The problem: Starting at the first line of the entries below, restate each line exactly until you reach the line with "yoy = [16.7, 35.6, 12.7]", and print that one too. Leave the pictures out and stop there.

Given information:
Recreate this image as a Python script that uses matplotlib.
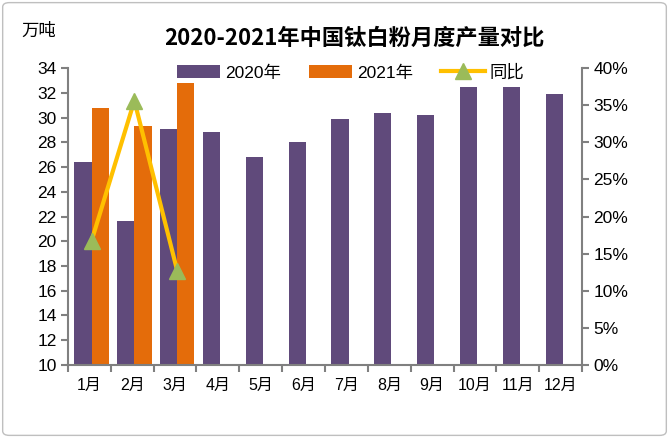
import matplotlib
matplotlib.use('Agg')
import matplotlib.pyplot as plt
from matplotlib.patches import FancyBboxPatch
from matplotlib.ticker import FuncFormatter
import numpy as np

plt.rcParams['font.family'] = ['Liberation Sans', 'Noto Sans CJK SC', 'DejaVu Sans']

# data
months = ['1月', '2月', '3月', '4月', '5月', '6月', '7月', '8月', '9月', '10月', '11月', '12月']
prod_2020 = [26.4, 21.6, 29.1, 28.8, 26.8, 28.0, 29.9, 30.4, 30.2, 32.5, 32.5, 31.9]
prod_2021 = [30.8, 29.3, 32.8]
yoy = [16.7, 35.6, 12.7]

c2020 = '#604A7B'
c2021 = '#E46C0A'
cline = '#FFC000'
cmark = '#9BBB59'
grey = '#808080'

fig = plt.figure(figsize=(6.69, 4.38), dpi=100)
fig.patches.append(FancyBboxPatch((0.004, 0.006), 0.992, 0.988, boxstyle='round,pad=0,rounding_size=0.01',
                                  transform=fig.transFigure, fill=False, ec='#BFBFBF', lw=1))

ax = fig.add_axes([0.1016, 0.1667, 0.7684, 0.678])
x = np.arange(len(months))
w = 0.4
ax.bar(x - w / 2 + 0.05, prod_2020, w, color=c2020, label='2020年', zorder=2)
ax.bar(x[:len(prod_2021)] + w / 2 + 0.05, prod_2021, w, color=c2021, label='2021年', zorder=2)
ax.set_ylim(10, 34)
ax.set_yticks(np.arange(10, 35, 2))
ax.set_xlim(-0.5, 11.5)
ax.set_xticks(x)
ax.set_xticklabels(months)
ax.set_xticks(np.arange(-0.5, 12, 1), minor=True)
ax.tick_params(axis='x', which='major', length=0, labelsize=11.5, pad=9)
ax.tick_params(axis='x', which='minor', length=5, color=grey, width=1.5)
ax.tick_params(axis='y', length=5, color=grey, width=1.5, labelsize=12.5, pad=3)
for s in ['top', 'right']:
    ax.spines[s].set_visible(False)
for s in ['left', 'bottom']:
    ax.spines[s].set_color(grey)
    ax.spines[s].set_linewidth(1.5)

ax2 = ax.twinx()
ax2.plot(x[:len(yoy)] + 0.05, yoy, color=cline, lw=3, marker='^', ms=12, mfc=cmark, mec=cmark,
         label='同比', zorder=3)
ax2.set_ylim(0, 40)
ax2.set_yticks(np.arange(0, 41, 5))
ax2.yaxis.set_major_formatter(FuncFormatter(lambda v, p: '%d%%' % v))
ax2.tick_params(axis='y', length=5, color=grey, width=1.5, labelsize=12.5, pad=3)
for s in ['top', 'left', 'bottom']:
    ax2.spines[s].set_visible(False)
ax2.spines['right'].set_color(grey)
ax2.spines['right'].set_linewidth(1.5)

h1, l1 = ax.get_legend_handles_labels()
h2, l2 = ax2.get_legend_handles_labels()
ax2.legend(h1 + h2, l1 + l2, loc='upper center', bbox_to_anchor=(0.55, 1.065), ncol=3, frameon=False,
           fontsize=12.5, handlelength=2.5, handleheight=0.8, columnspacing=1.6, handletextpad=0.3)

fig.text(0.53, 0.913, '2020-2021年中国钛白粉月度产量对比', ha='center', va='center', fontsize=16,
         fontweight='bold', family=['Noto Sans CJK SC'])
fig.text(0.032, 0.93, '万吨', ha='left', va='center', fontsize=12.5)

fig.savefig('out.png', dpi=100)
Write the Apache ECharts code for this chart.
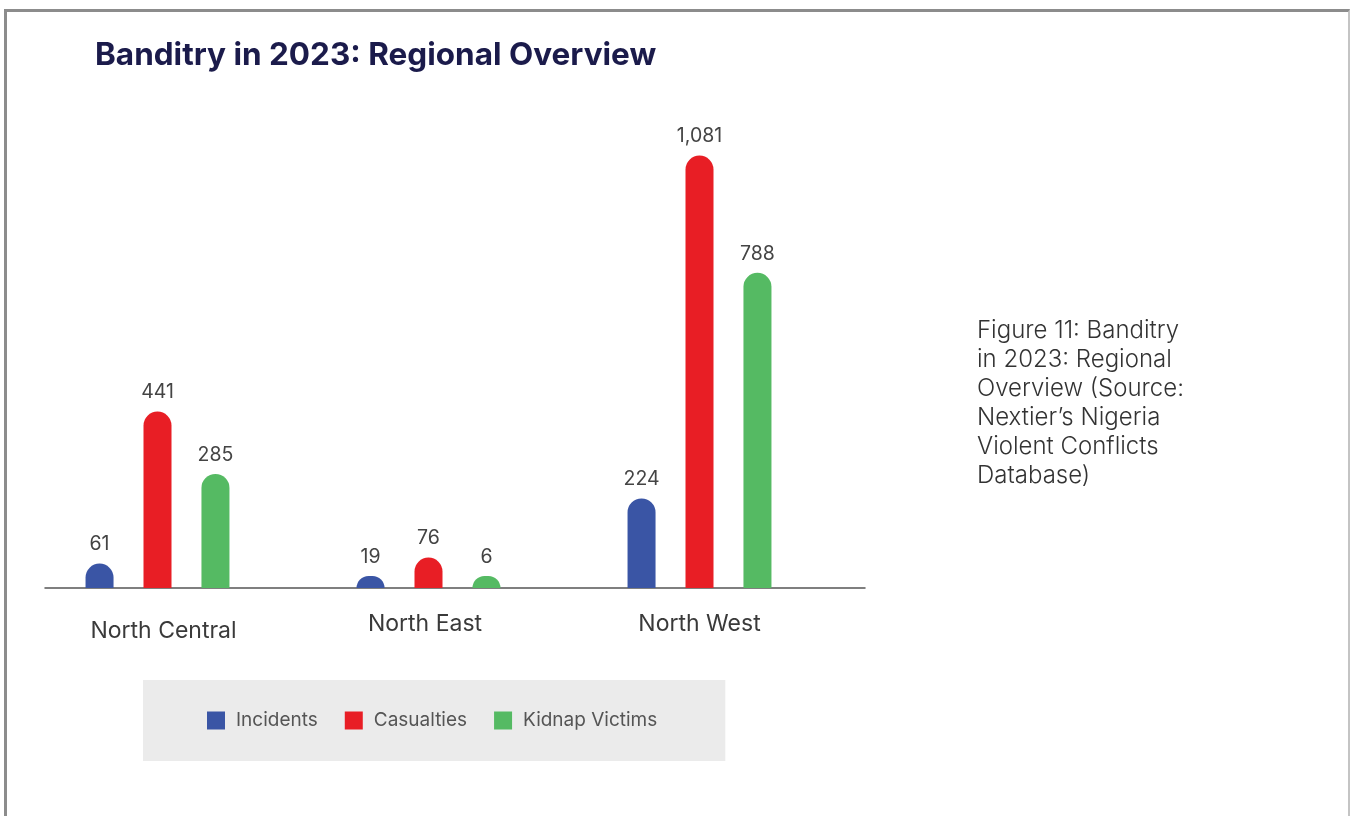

Task answer:
Recreate this image as a Python script that uses matplotlib.
import matplotlib
matplotlib.use('Agg')
import matplotlib.pyplot as plt
from matplotlib.patches import FancyBboxPatch
from matplotlib.ticker import FuncFormatter
import numpy as np

plt.rcParams['font.family'] = ['Liberation Sans', 'Noto Sans CJK SC', 'DejaVu Sans']

# data
months = ['1月', '2月', '3月', '4月', '5月', '6月', '7月', '8月', '9月', '10月', '11月', '12月']
prod_2020 = [26.4, 21.6, 29.1, 28.8, 26.8, 28.0, 29.9, 30.4, 30.2, 32.5, 32.5, 31.9]
prod_2021 = [30.8, 29.3, 32.8]
yoy = [16.7, 35.6, 12.7]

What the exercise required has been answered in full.